Anduve ayer por Madrid, de andar y andar y, ¡cómo no! se me disparó la máquina de los recuerdos que funciona como quiere y en el orden que le da la gana.
Madrid era, de pequeño (no el foro, que siempre fue enorme para mí), el lugar donde vivían mi tío José Luis -el único hermano de mi padre-, mi tía Luisita y mis siete primos de cuento, tan enanos como cabritillos. Luego crecieron mucho, pero por fortuna no se hicieron cabras. Nos veíamos poco, porque la autopista crecía conmigo -nació conmigo- a paso lento y era de peaje, como ahora, así que íbamos por el puerto con las paradas acostumbradas para purgar los mareos sin "biodramina". Llegábamos con el SEAT 1500 verde echando el bofe, y el pobre supongo que le contaría el mal rato a su hermano blanco y bifaro, el 1500 de mi tío. Fernando y José Luis eran tan iguales y tan distintos...
Madrid era sólo Ponzano 26. De hecho, hasta hace un par de años, no vi la plaza Mayor, pese a haber estado cerca, en el kilómetro cero, donde nos citamos los pardillos con los del foro para no perdernos, como me dijo Mercedes, una madrileña que conocí de vacaciones en Fuengirola. La otra vez que nos vimos, quedamos en la plaza de Alfredo Mahou, que es nombre bien chulapo y cervecero. Espero que a nadie se le ocurra cambiarle el nombre por uno políticamente correcto, como Plaza de Cero Cero, ahora que San Miguel y Mahou son la misma empresa. (Espacio cedido para publicidad sin encubrir).
A punto estuve de vivir en Madrid en 1990, cuando opositaba a azafato de IBERIA -las agustinas misioneras me evitaron el mal trago, gracias a Dios-. Cada vez que iba a hacer un examen, en coche, autobús o tren, sudaba hasta deshidratarme: las gitanas que te echaban la buenaventura -o malaventura si no les dabas una moneda del tamaño adecuado-; los taxistas, sólo unos pocos, que preguntaban el consabido "¿por dónde le llevo?" para ver si pasabas el test, al que aprendí a responder con un "por donde haya menos tráfico, que me estoy meando"; los trileros y otros buscavidas parecían estar esperando mi llegada.

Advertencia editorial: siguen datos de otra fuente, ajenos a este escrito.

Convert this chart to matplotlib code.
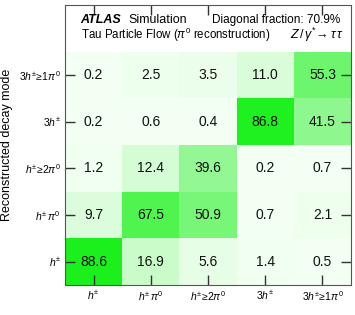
import numpy as np
import matplotlib.pyplot as plt
from matplotlib.colors import LinearSegmentedColormap

plt.rcParams['font.family'] = 'Liberation Sans'
plt.rcParams['mathtext.fontset'] = 'custom'
plt.rcParams['mathtext.rm'] = 'Liberation Sans'
plt.rcParams['mathtext.it'] = 'Liberation Sans:italic'
plt.rcParams['mathtext.bf'] = 'Liberation Sans:bold'

modes = [r'$h^{\pm}$', r'$h^{\pm}\,\pi^{0}$', r'$h^{\pm}\!\geq\!2\pi^{0}$',
         r'$3h^{\pm}$', r'$3h^{\pm}\!\geq\!1\pi^{0}$']

# rows = reconstructed mode (bottom to top), cols = generated mode
row_h = [88.6, 16.9, 5.6, 1.4, 0.5]
row_hpi0 = [9.7, 67.5, 50.9, 0.7, 2.1]
row_h2pi0 = [1.2, 12.4, 39.6, 0.2, 0.7]
row_3h = [0.2, 0.6, 0.4, 86.8, 41.5]
row_3hpi0 = [0.2, 2.5, 3.5, 11.0, 55.3]
diag_frac = '70.9%'

M = np.array([row_h, row_hpi0, row_h2pi0, row_3h, row_3hpi0])

cmap = LinearSegmentedColormap.from_list('wg', ['#f3fff3', '#00ee00'])

fig = plt.figure(figsize=(3.55, 3.15), dpi=100)
ax = fig.add_axes([0.183, 0.095, 0.806, 0.889])
ax.pcolormesh(np.arange(6) - 0.5, np.arange(6) - 0.5, M, cmap=cmap, vmin=0, vmax=100)

for i in range(5):
    for j in range(5):
        ax.text(j, i, '%.1f' % M[i, j], ha='center', va='center', fontsize=10, color='#111111')

ax.set_xlim(-0.5, 4.5)
ax.set_ylim(-0.5, 5.5)
ax.set_xticks(range(5))
ax.set_xticklabels(modes, fontsize=7.5)
ax.set_yticks(range(5))
ax.set_yticklabels(modes, fontsize=7.5)
ax.tick_params(direction='in', length=7, width=1, top=True, right=True,
               color='#333333', pad=3)
for s in ax.spines.values():
    s.set_color('#555555')
ax.set_ylabel('Reconstructed decay mode', fontsize=9, labelpad=4)

ax.text(0.055, 0.946, 'ATLAS', transform=ax.transAxes, fontsize=9,
        fontweight='bold', style='italic', va='center')
ax.text(0.222, 0.946, 'Simulation', transform=ax.transAxes, fontsize=9, va='center')
ax.text(0.962, 0.946, 'Diagonal fraction: ' + diag_frac, transform=ax.transAxes,
        fontsize=8.5, ha='right', va='center')
ax.text(0.055, 0.893, r'Tau Particle Flow ($\pi^{0}$ reconstruction)',
        transform=ax.transAxes, fontsize=8.3, va='center')
ax.text(0.975, 0.893, r'$Z\,/\,\gamma^{*}\!\rightarrow\tau\,\tau$',
        transform=ax.transAxes, fontsize=9, ha='right', va='center')

fig.savefig('out.png', dpi=100)
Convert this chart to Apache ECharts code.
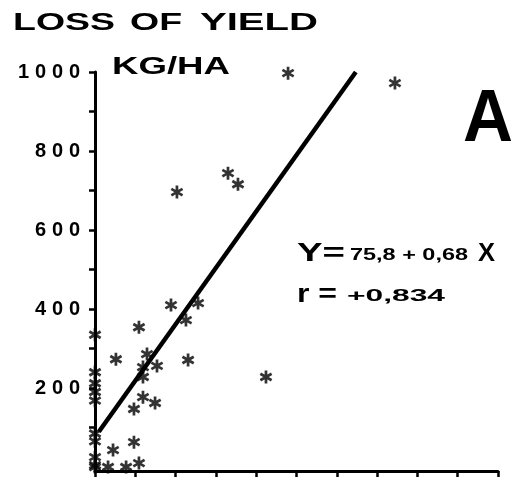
<!DOCTYPE html>
<html>
<head>
<meta charset="utf-8">
<script src="https://cdn.jsdelivr.net/npm/echarts@6/dist/echarts.min.js"></script>
<style>
  html, body { margin: 0; padding: 0; background: #fff; }
  #chart { width: 530px; height: 478px; }
</style>
</head>
<body>
<div id="chart"></div>
<script>
// Observations: loss of yield (kg/ha) against X
const pointsX = [0, 0, 0, 0, 0, 0, 0, 0, 0, 0,
  1006, 1563, 427, 693, 745, 891, 396, 537, 474, 229,
  109, 271, 250, 323, 250, 485, 250, 313, 203, 203,
  94, 68, 162, 229];
const pointsY = [335, 240, 212, 190, 168, 85, 65, 25, 5, 0,
  997, 972, 696, 744, 716, 228, 410, 415, 372, 354,
  273, 286, 253, 256, 228, 271, 177, 162, 147, 63,
  43, 0, 0, 10];

// Regression Y = a + b X
const intercept = 75.8;
const slope = 0.68;
const lineFromX = 20;
const lineToY = 1000;

// Axis ticks and labels
const yTickValues = [100, 200, 300, 400, 500, 600, 700, 800, 900, 1000];
const yLabelValues = [200, 400, 600, 800, 1000];

// Asterisk marker: three crossed bars
function asteriskPath() {
  const parts = [];
  [90, 30, 150].forEach(function (a) {
    const r = a * Math.PI / 180, c = Math.cos(r), s = Math.sin(r);
    const L = 10, W = 2.1;
    const pts = [[-L, -W], [L, -W], [L, W], [-L, W]].map(function (p) {
      return [10 + p[0] * c - p[1] * s, 10 + p[0] * s + p[1] * c];
    });
    parts.push('M' + pts.map(function (p) { return p[0].toFixed(2) + ' ' + p[1].toFixed(2); }).join(' L') + ' Z');
  });
  return 'path://' + parts.join(' ');
}

const scatterData = pointsX.map(function (x, i) { return [x, pointsY[i]]; });
const lineToX = (lineToY - intercept) / slope;
const lineData = [[lineFromX, intercept + slope * lineFromX], [lineToX, lineToY]];

const FONT = '"Liberation Sans", Arial, sans-serif';

// Wide-set lettering: text stretched horizontally to span [left, right]
const measureCtx = document.createElement('canvas').getContext('2d');
function wide(text, left, right, cy, size) {
  const font = 'bold ' + size + 'px ' + FONT;
  measureCtx.font = font;
  const w = measureCtx.measureText(text).width;
  return {
    type: 'text', x: left, y: cy, scaleX: (right - left) / w,
    style: { text: text, font: font, fill: '#000', align: 'left', verticalAlign: 'middle' }
  };
}

const chart = echarts.init(document.getElementById('chart'), null, { renderer: 'canvas' });
chart.setOption({
  backgroundColor: '#ffffff',
  animation: false,
  grid: { left: 95, top: 72, width: 403, height: 399 },
  xAxis: {
    type: 'value',
    min: 0,
    max: 2100,
    interval: 210,
    axisLine: { onZero: false, lineStyle: { color: '#000', width: 3 } },
    axisTick: { show: true, length: 6, lineStyle: { color: '#000', width: 2.5 } },
    axisLabel: { show: false },
    splitLine: { show: false }
  },
  yAxis: {
    type: 'value',
    min: -10,
    max: 1000,
    axisLine: { show: true, onZero: false, lineStyle: { color: '#000', width: 3 } },
    axisTick: { show: true, length: 6, customValues: yTickValues, lineStyle: { color: '#000', width: 2.5 } },
    axisLabel: {
      customValues: yLabelValues,
      // each digit in its own fixed-width cell for the wide numerals
      formatter: function (v) {
        return String(v).split('').map(function (c) { return '{d|' + c + '}'; }).join('');
      },
      margin: 12,
      rich: {
        d: { width: 17, align: 'center', color: '#000', fontFamily: FONT, fontWeight: 'bold', fontSize: 20 }
      }
    },
    splitLine: { show: false }
  },
  series: [
    {
      type: 'line',
      data: lineData,
      symbol: 'none',
      lineStyle: { color: '#000', width: 4.5 },
      z: 3
    },
    {
      type: 'scatter',
      data: scatterData,
      symbol: asteriskPath(),
      symbolSize: 13,
      symbolKeepAspect: true,
      itemStyle: { color: '#000' },
      z: 4
    }
  ],
  graphic: [
    wide('LOSS', 13, 115, 23, 24),
    wide('OF', 130, 182, 23, 24),
    wide('YIELD', 200, 318, 23, 24),
    wide('KG/HA', 112, 230, 67, 24),
    wide('A', 463, 513, 121, 74),
    wide('Y=', 297, 345, 254, 25),
    wide('75,8 + 0,68', 350, 468, 255, 17),
    wide('X', 478, 495, 254, 25),
    wide('r =', 297, 337, 295, 25),
    wide('+0,834', 347, 445, 296, 17)
  ]
});
</script>
</body>
</html>
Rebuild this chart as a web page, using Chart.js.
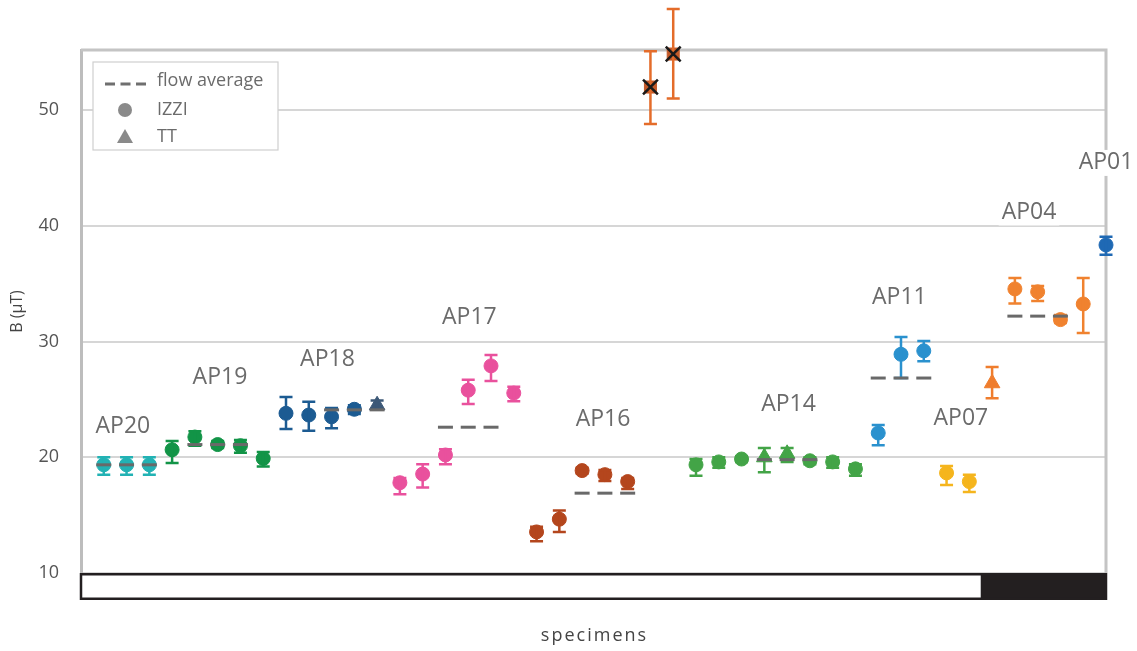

El día de la entrevista personal previa al cursillo fue el de mi gloria, purgatorio e infierno después del juicio final.
-¿Se ha enterado usted del terremoto de San Francisco?
-La verdad es que no. He llegado anoche desde Valladolid y tengo el sueño profundo. Ni me he enterado.
Por suerte rieron la ocurrencia del paleto.
Luego pateé las calles, ora solo, ora acompañado y así conocí de pasada lugares sólo accesibles sin perderse para población autóctona o con años de peregrinaje. De paso me despedí de tres "asuntos pendientes" -más bien me despidieron-: entre el viernes de llegada y el sábado de partida cené con Gema, desayuné y comí con Natalia y tomé café con María. Eso sí: todas fueron elegantes y generosas en la despedida y me dieron un beso de castidad variable. También me despedí de los aviones antes de despegar. (Por acrecentar los recuerdos, ayer me crucé por Goya con un exfutbolista, hermano de una azafata alta y guapa, ambos originarios de Pucela).
Billy Elliot, el musical, me llevó de nuevo a los madriles. Ya sea en formato fílmico o teatral con banda sonora, no ha perdido su capacidad de hacerme llorar. Bueno, se ha acrecentado: sólo lloro al final de la peli, pero el musical me sacó lagrimitas contenidas en más momentos. Será porque han cambiado el orden. Así me ahorré la llantina mientras se encendían las luces. El cabreo por los dos bares incluidos en la sala, aparte de los del ambigú de cada planta no me lo quitó nadie. Cuando se necesitan palomitas y refresco para disfrutar de un espectáculo es que algo falla, quizá el presupuesto y la urgencia por cuadrar las cuentas.
(En unos días se celebrará la SEMINCI. Al menos durante esa semana los palomiteros podrán poner cara de entendidos en cine. Supongo que por eso se publican en FB pocos selfies delante de "Las meninas" en El Prado).